Поэта вызвал градоначальник Одессы Гурьев. Он сообщил ему о высочайшем повелении и взял у Пушкина расписку под следующим распоряжением: «Нижеподписавшийся сим обязывается по данному от г-на одесского градоначальника маршруту без замедления отправиться из Одессы к месту назначения в губернский город Псков, не останавливаясь нигде на пути по своему произволу; а по прибытии в Псков явиться к г-ну гражданскому губернатору. Одесса. 29 июля 1824».

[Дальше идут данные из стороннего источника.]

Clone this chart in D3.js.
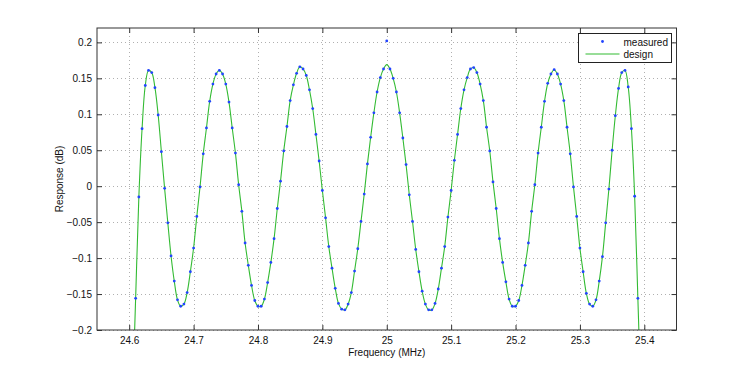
<!DOCTYPE html>
<html lang="en">
<head>
<meta charset="UTF-8">
<title>Response vs Frequency</title>
<script src="https://d3js.org/d3.v7.min.js"></script>
<style>
  body { margin: 0; background: #ffffff; }
  svg { display: block; font-family: "Liberation Sans", Arial, sans-serif; }
</style>
</head>
<body>
<div id="chart"></div>
<script>
// measurement sweep (MHz) and measured response (dB)
const freqMHz = [
  24.610, 24.615, 24.620, 24.625, 24.630, 24.635, 24.640, 24.645, 24.650, 24.655,
  24.660, 24.665, 24.670, 24.675, 24.680, 24.685, 24.690, 24.695, 24.700, 24.705,
  24.710, 24.715, 24.720, 24.725, 24.730, 24.735, 24.740, 24.745, 24.750, 24.755,
  24.760, 24.765, 24.770, 24.775, 24.780, 24.785, 24.790, 24.795, 24.800, 24.805,
  24.810, 24.815, 24.820, 24.825, 24.830, 24.835, 24.840, 24.845, 24.850, 24.855,
  24.860, 24.865, 24.870, 24.875, 24.880, 24.885, 24.890, 24.895, 24.900, 24.905,
  24.910, 24.915, 24.920, 24.925, 24.930, 24.935, 24.940, 24.945, 24.950, 24.955,
  24.960, 24.965, 24.970, 24.975, 24.980, 24.985, 24.990, 24.995, 25.000, 25.005,
  25.010, 25.015, 25.020, 25.025, 25.030, 25.035, 25.040, 25.045, 25.050, 25.055,
  25.060, 25.065, 25.070, 25.075, 25.080, 25.085, 25.090, 25.095, 25.100, 25.105,
  25.110, 25.115, 25.120, 25.125, 25.130, 25.135, 25.140, 25.145, 25.150, 25.155,
  25.160, 25.165, 25.170, 25.175, 25.180, 25.185, 25.190, 25.195, 25.200, 25.205,
  25.210, 25.215, 25.220, 25.225, 25.230, 25.235, 25.240, 25.245, 25.250, 25.255,
  25.260, 25.265, 25.270, 25.275, 25.280, 25.285, 25.290, 25.295, 25.300, 25.305,
  25.310, 25.315, 25.320, 25.325, 25.330, 25.335, 25.340, 25.345, 25.350, 25.355,
  25.360, 25.365, 25.370, 25.375, 25.380, 25.385, 25.390
];
const measured = [
  -0.156, -0.015, 0.080, 0.140, 0.161, 0.158, 0.137, 0.099, 0.048, -0.003,
  -0.051, -0.097, -0.132, -0.158, -0.167, -0.164, -0.148, -0.119, -0.086, -0.042,
  -0.001, 0.045, 0.081, 0.118, 0.142, 0.156, 0.161, 0.156, 0.142, 0.117,
  0.081, 0.046, 0.002, -0.035, -0.079, -0.110, -0.138, -0.159, -0.167, -0.167,
  -0.157, -0.134, -0.106, -0.073, -0.031, 0.007, 0.049, 0.083, 0.119, 0.141,
  0.157, 0.166, 0.163, 0.154, 0.134, 0.108, 0.072, 0.035, -0.006, -0.044,
  -0.084, -0.114, -0.142, -0.163, -0.171, -0.172, -0.164, -0.148, -0.118, -0.087,
  -0.049, -0.011, 0.031, 0.068, 0.102, 0.131, 0.151, 0.163, 0.202, 0.163,
  0.150, 0.131, 0.102, 0.067, 0.030, -0.012, -0.049, -0.088, -0.119, -0.146,
  -0.164, -0.172, -0.172, -0.163, -0.143, -0.114, -0.084, -0.043, -0.006, 0.036,
  0.072, 0.108, 0.134, 0.151, 0.163, 0.165, 0.158, 0.142, 0.119, 0.082,
  0.049, 0.006, -0.031, -0.073, -0.106, -0.133, -0.157, -0.167, -0.167, -0.159,
  -0.138, -0.110, -0.079, -0.035, 0.002, 0.046, 0.082, 0.118, 0.143, 0.156,
  0.162, 0.156, 0.142, 0.119, 0.082, 0.045, -0.001, -0.042, -0.086, -0.119,
  -0.149, -0.164, -0.167, -0.158, -0.132, -0.098, -0.051, -0.004, 0.050, 0.098,
  0.136, 0.158, 0.161, 0.138, 0.080, -0.014, -0.156
];

// design curve, extends past the plot at both ends
const designFreqMHz = [24.605].concat(freqMHz, [25.395]);
const design = [
  -0.300,
  -0.156, -0.015, 0.080, 0.140, 0.161, 0.158, 0.137, 0.099, 0.048, -0.003,
  -0.051, -0.097, -0.132, -0.158, -0.167, -0.164, -0.148, -0.119, -0.086, -0.042,
  -0.001, 0.045, 0.081, 0.118, 0.142, 0.156, 0.161, 0.156, 0.142, 0.117,
  0.081, 0.046, 0.002, -0.035, -0.079, -0.110, -0.138, -0.159, -0.167, -0.167,
  -0.157, -0.134, -0.106, -0.073, -0.031, 0.007, 0.049, 0.083, 0.119, 0.141,
  0.157, 0.166, 0.163, 0.154, 0.134, 0.108, 0.072, 0.035, -0.006, -0.044,
  -0.084, -0.114, -0.142, -0.163, -0.171, -0.172, -0.164, -0.148, -0.118, -0.087,
  -0.049, -0.011, 0.031, 0.068, 0.102, 0.131, 0.151, 0.163, 0.169, 0.163,
  0.150, 0.131, 0.102, 0.067, 0.030, -0.012, -0.049, -0.088, -0.119, -0.146,
  -0.164, -0.172, -0.172, -0.163, -0.143, -0.114, -0.084, -0.043, -0.006, 0.036,
  0.072, 0.108, 0.134, 0.151, 0.163, 0.165, 0.158, 0.142, 0.119, 0.082,
  0.049, 0.006, -0.031, -0.073, -0.106, -0.133, -0.157, -0.167, -0.167, -0.159,
  -0.138, -0.110, -0.079, -0.035, 0.002, 0.046, 0.082, 0.118, 0.143, 0.156,
  0.162, 0.156, 0.142, 0.119, 0.082, 0.045, -0.001, -0.042, -0.086, -0.119,
  -0.149, -0.164, -0.167, -0.158, -0.132, -0.098, -0.051, -0.004, 0.050, 0.098,
  0.136, 0.158, 0.161, 0.138, 0.080, -0.014, -0.156,
  -0.300
];

const xTicks = [24.6, 24.7, 24.8, 24.9, 25.0, 25.1, 25.2, 25.3, 25.4];
const yTicks = [-0.2, -0.15, -0.1, -0.05, 0, 0.05, 0.1, 0.15, 0.2];
const xDomain = [24.55, 25.45];
const yDomain = [-0.2, 0.22];

const width = 747, height = 372;
const margin = { top: 28, right: 70.5, bottom: 42, left: 97 };
const innerW = width - margin.left - margin.right;
const innerH = height - margin.top - margin.bottom;

const x = d3.scaleLinear().domain(xDomain).range([0, innerW]);
const y = d3.scaleLinear().domain(yDomain).range([innerH, 0]);

const svg = d3.select("#chart").append("svg")
  .attr("width", width)
  .attr("height", height);

const g = svg.append("g").attr("transform", `translate(${margin.left},${margin.top})`);

g.append("defs").append("clipPath").attr("id", "plot-clip")
  .append("rect").attr("width", innerW).attr("height", innerH);

// dotted grid
const grid = g.append("g").attr("stroke", "#b0b0b0").attr("stroke-dasharray", "1,3");
grid.selectAll(".gx").data(xTicks).join("line")
  .attr("x1", d => Math.round(x(d)) + 0.5).attr("x2", d => Math.round(x(d)) + 0.5)
  .attr("y1", 0).attr("y2", innerH);
grid.selectAll(".gy").data(yTicks).join("line")
  .attr("y1", d => Math.round(y(d)) + 0.5).attr("y2", d => Math.round(y(d)) + 0.5)
  .attr("x1", 0).attr("x2", innerW);

// axes (ticks pointing inward, mirrored on top/right), matlab-style labels
const fmt = d => String(+d.toFixed(2)).replace("-", "\u2212");
const axStyle = sel => {
  sel.select(".domain").remove();
  sel.selectAll("line").attr("stroke", "#333");
  sel.selectAll("text").attr("fill", "#111").style("font-size", "10px");
};
g.append("g").attr("transform", `translate(0,${innerH})`)
  .call(d3.axisBottom(x).tickValues(xTicks).tickFormat(fmt).tickSizeInner(-5).tickPadding(7))
  .call(axStyle);
g.append("g")
  .call(d3.axisTop(x).tickValues(xTicks).tickSizeInner(-5).tickFormat(""))
  .call(axStyle);
g.append("g")
  .call(d3.axisLeft(y).tickValues(yTicks).tickFormat(fmt).tickSizeInner(-5).tickPadding(5))
  .call(axStyle);
g.append("g").attr("transform", `translate(${innerW},0)`)
  .call(d3.axisRight(y).tickValues(yTicks).tickSizeInner(-5).tickFormat(""))
  .call(axStyle);

// design line
const line = d3.line()
  .x((d, i) => x(designFreqMHz[i]))
  .y(d => y(d))
  .curve(d3.curveCatmullRom.alpha(0.5));
g.append("path")
  .attr("clip-path", "url(#plot-clip)")
  .attr("d", line(design))
  .attr("fill", "none")
  .attr("stroke", "#33bb33")
  .attr("stroke-width", 1.1);

// measured points
g.append("g").attr("fill", "#2244ff")
  .selectAll("circle").data(measured).join("circle")
  .attr("cx", (d, i) => x(freqMHz[i]))
  .attr("cy", d => y(d))
  .attr("r", 1.4);

// box
g.append("rect").attr("width", innerW).attr("height", innerH)
  .attr("fill", "none").attr("stroke", "#333").attr("stroke-width", 1);

// axis labels
svg.append("text")
  .attr("x", margin.left + innerW / 2).attr("y", 356)
  .attr("text-anchor", "middle").style("font-size", "10px").attr("fill", "#111")
  .text("Frequency (MHz)");
svg.append("text")
  .attr("transform", `translate(63,${margin.top + innerH / 2}) rotate(-90)`)
  .attr("text-anchor", "middle").style("font-size", "10px").attr("fill", "#111")
  .text("Response (dB)");

// legend
const lg = svg.append("g").attr("transform", "translate(578.5,33.5)");
lg.append("rect").attr("width", 93).attr("height", 29)
  .attr("fill", "#fff").attr("stroke", "#222").attr("stroke-width", 1);
lg.append("circle").attr("cx", 24).attr("cy", 8).attr("r", 1.4).attr("fill", "#2244ff");
lg.append("text").attr("x", 45).attr("y", 12).style("font-size", "10px").attr("fill", "#111").text("measured");
lg.append("line").attr("x1", 7).attr("x2", 41).attr("y1", 20.5).attr("y2", 20.5)
  .attr("stroke", "#33bb33").attr("stroke-width", 1.1);
lg.append("text").attr("x", 45).attr("y", 24).style("font-size", "10px").attr("fill", "#111").text("design");
</script>
</body>
</html>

Тут же Пушкин подписал и второй документ: «По маршруту от Одессы до Пскова исчислено верст 1621. На сей путь прогонных на три лошади триста восемьдесят девять руб. четыре коп. получил коллежский секретарь Александр Пушкин». Откажись Пушкин подписать бумаги, это ничего не изменило бы, но сразу ограничило бы его свободу действий. Пушкин вышел из канцелярии с ощущением полученной пощечины, за которую он не дал сдачи. Вызвать на дуэль некого. Решение, что нужно бежать, пришло само собой, заслонив все прочие заботы. Бежать немедленно, иначе будет поздно.
Биографы поэта отмечали, что Пушкин занят планом побега еще с 25 июля, то есть за четыре дня до того, как ему объявили о выезде. Воронцова привезла ему, узнав от мужа, печальную новость. Но куда его отправляли, графиня не знала, и это заставило Пушкина терзаться догадками. Он мог предполагать, по меньшей мере, три варианта: назад в Кишинев, возвращение в Петербург, а может, и разрешение уехать в чужие края. Того, что случилось, он не ожидал. Вот почему конкретная подготовка к побегу началась 29 июля, когда все три мягких варианта отпали и осталась ссылка в Псков.